Fénelon ou l'inquiétude du politique
L'oeuvre de Fénelon témoigne d'une profonde inquiétude du politique. Fénelon s'est constamment intéressé au gouvernement des hommes, il a toujours manifesté un souci de la chose publique. Or il n'a laissé aucune oeuvre théorique sur ce sujet et il s'est refusé à apparaître comme un penseur politique. Car, à ses yeux, le politique est toujours menacé de tragique et seules des valeurs morales et spirituelles qui lui sont supérieures peuvent parvenir à endiguer ses dérives et empêcher sa séduction. Telles sont les orientations de l'analyse de Fénelon et les bases de son programme de réformes pour la France.
Dépendante d'une anthropologie négative, sa réflexion considère la politique comme le révélateur de ce que Pascal a pu appeler « le vilain fond de l'homme ». Cependant, répondre au défi d'une oeuvre pédagogique suppose un engagement optimiste et une foi en la perfectibilité des hommes.
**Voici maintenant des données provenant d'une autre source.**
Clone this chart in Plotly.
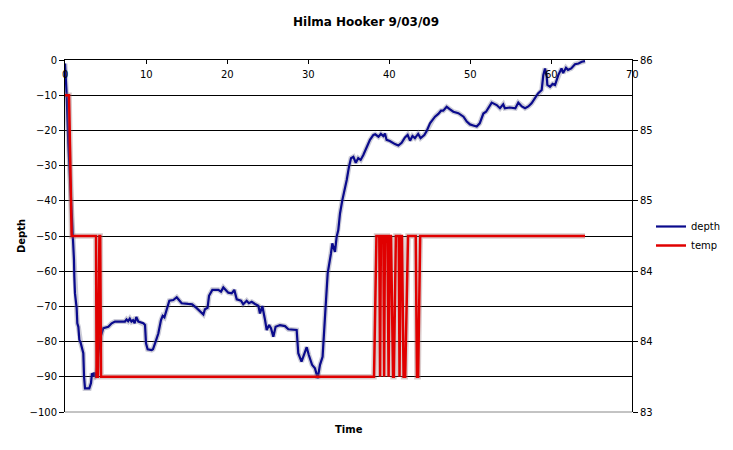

Fénelon parie sur l'hypothèse d'un bon gouvernement ou, du moins, sur la mise en lumière des conditions d'un pouvoir juste et pacifique.
Pour autant, le recours à la fiction, nécessaire au précepteur qui entend instruire le prince, trahit un véritable déplacement du problème politique : au fil des textes d'imagination s'invente une solution moins technique que littéraire à l'inquiétude du politique et se dessine un repli des idées sur l'enchantement de l'écriture poétique.